##### DATA PROVIDED #####
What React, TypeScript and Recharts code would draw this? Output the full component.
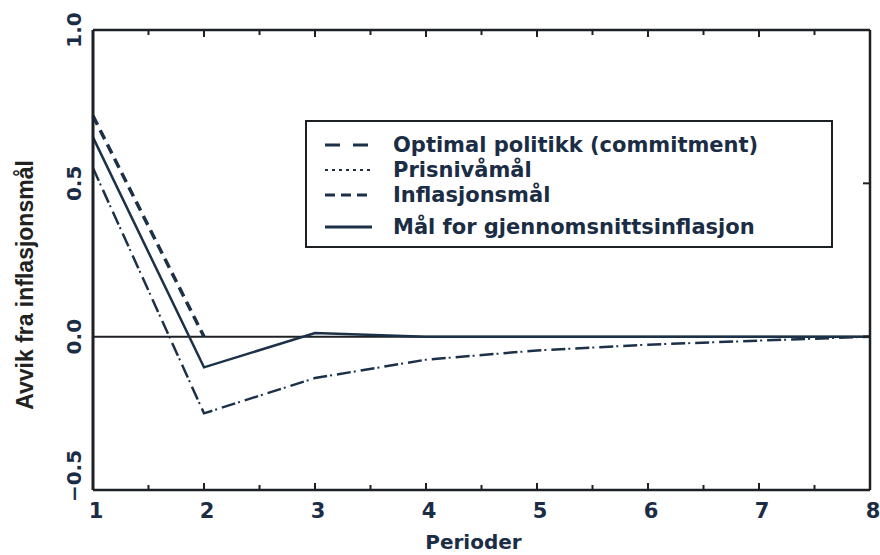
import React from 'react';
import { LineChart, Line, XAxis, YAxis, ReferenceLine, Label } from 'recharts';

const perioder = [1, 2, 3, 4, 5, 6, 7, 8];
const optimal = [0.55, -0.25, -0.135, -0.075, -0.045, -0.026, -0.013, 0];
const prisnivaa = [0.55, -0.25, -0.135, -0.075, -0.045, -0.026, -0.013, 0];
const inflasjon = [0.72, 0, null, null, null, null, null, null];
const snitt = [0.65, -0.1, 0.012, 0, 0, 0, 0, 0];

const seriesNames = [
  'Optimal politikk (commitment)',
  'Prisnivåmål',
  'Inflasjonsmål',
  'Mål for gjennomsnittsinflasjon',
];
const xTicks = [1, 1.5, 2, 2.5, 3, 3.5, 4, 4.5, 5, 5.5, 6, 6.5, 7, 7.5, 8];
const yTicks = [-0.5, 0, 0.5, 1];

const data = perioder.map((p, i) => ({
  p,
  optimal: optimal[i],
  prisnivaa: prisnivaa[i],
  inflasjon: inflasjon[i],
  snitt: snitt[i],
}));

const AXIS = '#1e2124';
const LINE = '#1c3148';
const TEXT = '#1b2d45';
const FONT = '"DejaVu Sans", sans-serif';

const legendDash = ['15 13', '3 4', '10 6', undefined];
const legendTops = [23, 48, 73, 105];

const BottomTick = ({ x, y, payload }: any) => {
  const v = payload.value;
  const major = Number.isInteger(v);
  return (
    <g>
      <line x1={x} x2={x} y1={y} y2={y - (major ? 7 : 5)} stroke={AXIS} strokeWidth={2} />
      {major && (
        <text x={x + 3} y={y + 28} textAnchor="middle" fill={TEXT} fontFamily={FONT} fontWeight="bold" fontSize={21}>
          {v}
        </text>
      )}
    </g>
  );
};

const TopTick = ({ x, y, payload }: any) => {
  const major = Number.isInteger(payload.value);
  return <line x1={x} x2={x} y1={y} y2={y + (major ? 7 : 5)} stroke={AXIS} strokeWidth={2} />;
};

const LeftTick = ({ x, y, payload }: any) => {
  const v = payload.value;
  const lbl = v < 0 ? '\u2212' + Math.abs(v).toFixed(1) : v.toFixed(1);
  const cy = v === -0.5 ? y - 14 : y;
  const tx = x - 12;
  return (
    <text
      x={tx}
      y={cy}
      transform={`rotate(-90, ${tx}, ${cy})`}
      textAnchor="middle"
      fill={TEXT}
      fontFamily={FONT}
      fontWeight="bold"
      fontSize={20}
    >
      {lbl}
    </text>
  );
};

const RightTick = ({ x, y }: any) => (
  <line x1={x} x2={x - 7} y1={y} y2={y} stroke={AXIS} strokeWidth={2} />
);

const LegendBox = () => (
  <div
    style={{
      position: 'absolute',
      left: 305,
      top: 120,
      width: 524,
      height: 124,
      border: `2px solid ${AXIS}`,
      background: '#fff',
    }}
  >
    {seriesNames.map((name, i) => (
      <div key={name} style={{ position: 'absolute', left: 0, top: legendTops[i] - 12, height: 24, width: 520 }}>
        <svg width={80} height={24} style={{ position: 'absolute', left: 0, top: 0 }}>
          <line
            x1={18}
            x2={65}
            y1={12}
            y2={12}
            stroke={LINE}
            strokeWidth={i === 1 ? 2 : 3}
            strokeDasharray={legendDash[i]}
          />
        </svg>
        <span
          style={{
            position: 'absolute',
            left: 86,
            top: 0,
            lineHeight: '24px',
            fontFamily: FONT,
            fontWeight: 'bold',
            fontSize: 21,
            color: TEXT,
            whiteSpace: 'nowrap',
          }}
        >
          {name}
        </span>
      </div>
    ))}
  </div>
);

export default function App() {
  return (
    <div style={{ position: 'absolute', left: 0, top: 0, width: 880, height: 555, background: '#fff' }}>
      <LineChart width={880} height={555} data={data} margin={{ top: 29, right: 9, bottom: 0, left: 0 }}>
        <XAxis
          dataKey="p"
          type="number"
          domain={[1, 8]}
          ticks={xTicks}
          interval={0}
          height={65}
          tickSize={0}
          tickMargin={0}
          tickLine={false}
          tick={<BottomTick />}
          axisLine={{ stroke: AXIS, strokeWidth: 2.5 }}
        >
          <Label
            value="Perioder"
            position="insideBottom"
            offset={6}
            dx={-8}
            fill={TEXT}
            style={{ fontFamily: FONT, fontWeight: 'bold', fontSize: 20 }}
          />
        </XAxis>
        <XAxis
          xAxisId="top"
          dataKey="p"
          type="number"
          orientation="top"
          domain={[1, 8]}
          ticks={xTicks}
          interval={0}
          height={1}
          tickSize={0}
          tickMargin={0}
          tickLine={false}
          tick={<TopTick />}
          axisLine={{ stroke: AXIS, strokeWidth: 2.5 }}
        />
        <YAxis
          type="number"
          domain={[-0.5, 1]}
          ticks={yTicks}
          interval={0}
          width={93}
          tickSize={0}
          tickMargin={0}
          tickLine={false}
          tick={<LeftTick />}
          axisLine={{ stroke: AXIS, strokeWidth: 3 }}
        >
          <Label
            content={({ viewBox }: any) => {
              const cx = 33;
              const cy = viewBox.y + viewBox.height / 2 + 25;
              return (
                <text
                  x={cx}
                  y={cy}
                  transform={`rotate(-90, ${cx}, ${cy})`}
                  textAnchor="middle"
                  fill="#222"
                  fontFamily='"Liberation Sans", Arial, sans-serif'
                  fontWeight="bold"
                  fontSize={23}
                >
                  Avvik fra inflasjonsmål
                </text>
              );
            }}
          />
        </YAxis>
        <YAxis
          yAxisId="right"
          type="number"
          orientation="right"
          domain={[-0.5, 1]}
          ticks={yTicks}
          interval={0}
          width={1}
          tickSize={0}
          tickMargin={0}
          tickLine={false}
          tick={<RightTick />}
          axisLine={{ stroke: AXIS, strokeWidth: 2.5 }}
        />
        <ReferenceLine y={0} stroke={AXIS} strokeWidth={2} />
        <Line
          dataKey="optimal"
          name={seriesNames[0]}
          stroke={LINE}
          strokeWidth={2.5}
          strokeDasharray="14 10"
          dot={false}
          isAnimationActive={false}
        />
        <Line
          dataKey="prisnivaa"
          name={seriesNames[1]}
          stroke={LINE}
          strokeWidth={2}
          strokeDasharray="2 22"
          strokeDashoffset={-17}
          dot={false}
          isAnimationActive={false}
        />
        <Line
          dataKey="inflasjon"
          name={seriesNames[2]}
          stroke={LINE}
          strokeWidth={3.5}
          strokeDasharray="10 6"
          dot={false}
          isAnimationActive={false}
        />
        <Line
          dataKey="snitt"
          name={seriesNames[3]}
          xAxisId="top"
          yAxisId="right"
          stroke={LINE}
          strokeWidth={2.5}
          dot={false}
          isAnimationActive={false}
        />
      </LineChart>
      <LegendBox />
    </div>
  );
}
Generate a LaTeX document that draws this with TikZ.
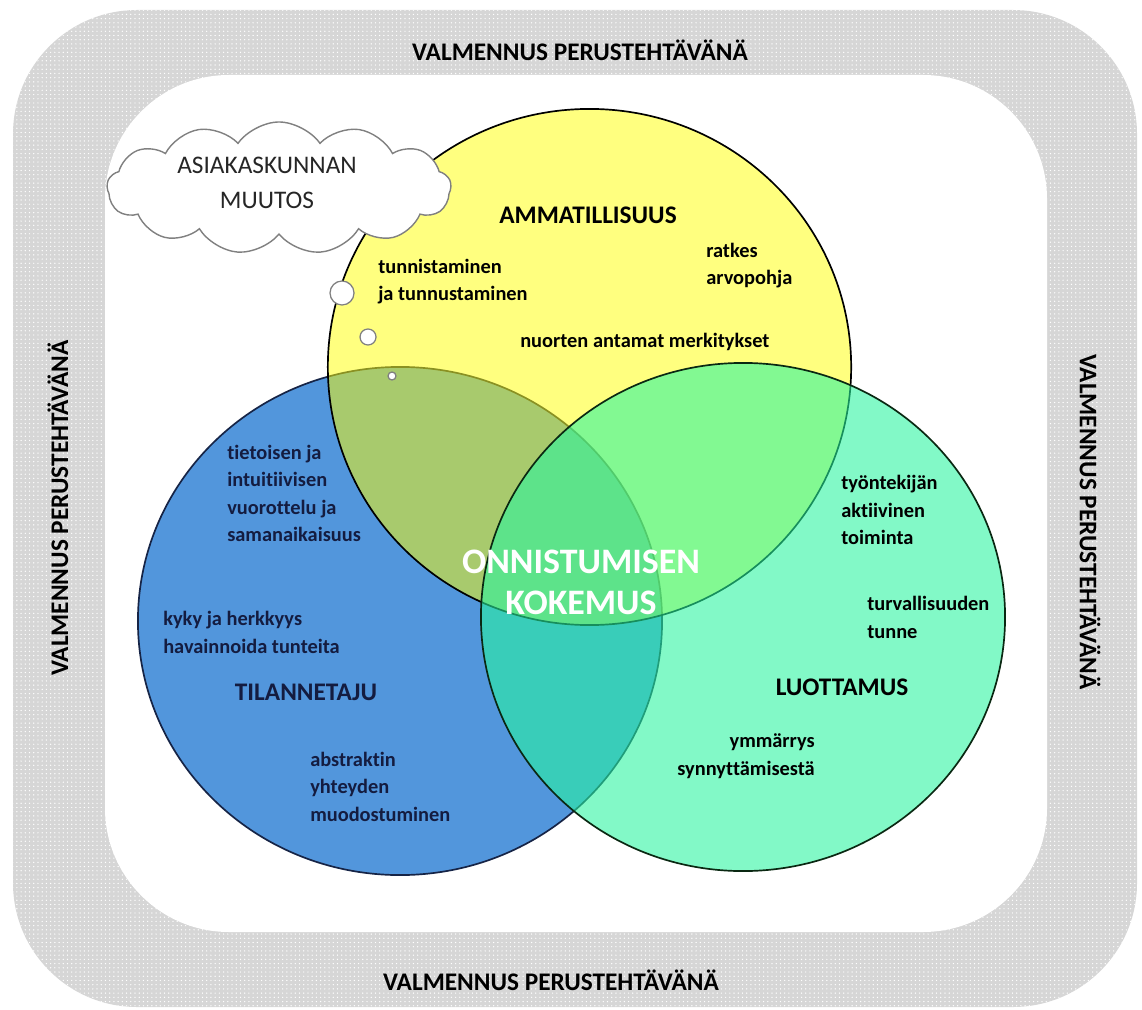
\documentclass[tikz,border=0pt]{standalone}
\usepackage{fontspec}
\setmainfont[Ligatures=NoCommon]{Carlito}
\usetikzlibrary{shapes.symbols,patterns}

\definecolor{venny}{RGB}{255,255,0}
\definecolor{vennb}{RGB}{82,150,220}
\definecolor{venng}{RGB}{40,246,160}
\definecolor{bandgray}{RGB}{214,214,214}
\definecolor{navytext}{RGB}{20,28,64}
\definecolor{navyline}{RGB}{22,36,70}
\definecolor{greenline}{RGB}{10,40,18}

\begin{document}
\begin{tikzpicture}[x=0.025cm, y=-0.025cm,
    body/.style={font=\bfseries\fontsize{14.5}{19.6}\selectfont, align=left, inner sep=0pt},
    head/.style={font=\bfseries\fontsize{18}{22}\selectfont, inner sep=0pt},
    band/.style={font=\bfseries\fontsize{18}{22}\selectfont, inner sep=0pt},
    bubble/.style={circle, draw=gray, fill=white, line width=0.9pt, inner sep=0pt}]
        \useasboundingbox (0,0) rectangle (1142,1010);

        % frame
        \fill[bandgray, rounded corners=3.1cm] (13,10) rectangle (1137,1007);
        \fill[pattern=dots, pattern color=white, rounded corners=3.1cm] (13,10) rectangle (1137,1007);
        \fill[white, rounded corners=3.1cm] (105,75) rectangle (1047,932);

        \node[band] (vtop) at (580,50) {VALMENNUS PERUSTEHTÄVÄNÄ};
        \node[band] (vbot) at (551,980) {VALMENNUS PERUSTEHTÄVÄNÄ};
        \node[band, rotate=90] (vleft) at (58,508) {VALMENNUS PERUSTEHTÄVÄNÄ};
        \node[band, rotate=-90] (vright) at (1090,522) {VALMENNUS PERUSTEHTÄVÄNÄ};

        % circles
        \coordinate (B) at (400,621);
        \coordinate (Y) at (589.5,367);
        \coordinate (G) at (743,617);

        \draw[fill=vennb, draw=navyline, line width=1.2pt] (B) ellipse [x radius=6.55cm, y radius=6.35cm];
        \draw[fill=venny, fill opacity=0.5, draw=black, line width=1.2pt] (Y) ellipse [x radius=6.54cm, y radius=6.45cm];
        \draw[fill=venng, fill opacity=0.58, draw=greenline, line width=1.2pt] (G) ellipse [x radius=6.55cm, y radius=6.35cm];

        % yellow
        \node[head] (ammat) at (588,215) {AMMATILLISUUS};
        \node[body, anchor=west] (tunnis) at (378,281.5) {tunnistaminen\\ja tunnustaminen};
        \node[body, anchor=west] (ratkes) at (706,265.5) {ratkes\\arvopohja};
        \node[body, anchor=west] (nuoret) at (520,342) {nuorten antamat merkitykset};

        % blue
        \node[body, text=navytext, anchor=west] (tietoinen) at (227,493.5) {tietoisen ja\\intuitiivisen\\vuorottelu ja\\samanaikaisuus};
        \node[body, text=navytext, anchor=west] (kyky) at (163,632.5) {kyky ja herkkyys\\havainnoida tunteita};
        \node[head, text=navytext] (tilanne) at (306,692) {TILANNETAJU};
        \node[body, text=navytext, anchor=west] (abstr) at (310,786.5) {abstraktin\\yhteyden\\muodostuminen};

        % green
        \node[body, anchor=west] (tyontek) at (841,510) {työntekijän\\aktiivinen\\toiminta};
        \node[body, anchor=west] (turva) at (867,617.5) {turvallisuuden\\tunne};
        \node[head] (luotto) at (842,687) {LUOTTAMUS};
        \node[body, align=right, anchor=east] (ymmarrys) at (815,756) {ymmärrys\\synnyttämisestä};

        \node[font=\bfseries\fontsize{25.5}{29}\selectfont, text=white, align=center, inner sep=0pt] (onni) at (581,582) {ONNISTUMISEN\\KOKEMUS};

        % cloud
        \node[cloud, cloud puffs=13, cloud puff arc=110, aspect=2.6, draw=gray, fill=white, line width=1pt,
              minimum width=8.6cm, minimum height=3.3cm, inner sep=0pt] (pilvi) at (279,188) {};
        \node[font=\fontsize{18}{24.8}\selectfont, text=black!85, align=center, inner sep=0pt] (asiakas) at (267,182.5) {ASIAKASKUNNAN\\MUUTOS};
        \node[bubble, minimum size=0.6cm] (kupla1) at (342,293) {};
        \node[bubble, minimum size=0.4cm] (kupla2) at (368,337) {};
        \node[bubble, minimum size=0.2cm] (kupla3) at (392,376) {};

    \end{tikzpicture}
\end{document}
#####
### [DO THIS]
Quote, please, every line of the material above from its start through the line that has "const legendTops = [23, 48, 73, 105];", reproducing the words exactly and dropping any images.

### [FINISHED TASK]
What React, TypeScript and Recharts code would draw this? Output the full component.
import React from 'react';
import { LineChart, Line, XAxis, YAxis, ReferenceLine, Label } from 'recharts';

const perioder = [1, 2, 3, 4, 5, 6, 7, 8];
const optimal = [0.55, -0.25, -0.135, -0.075, -0.045, -0.026, -0.013, 0];
const prisnivaa = [0.55, -0.25, -0.135, -0.075, -0.045, -0.026, -0.013, 0];
const inflasjon = [0.72, 0, null, null, null, null, null, null];
const snitt = [0.65, -0.1, 0.012, 0, 0, 0, 0, 0];

const seriesNames = [
  'Optimal politikk (commitment)',
  'Prisnivåmål',
  'Inflasjonsmål',
  'Mål for gjennomsnittsinflasjon',
];
const xTicks = [1, 1.5, 2, 2.5, 3, 3.5, 4, 4.5, 5, 5.5, 6, 6.5, 7, 7.5, 8];
const yTicks = [-0.5, 0, 0.5, 1];

const data = perioder.map((p, i) => ({
  p,
  optimal: optimal[i],
  prisnivaa: prisnivaa[i],
  inflasjon: inflasjon[i],
  snitt: snitt[i],
}));

const AXIS = '#1e2124';
const LINE = '#1c3148';
const TEXT = '#1b2d45';
const FONT = '"DejaVu Sans", sans-serif';

const legendDash = ['15 13', '3 4', '10 6', undefined];
const legendTops = [23, 48, 73, 105];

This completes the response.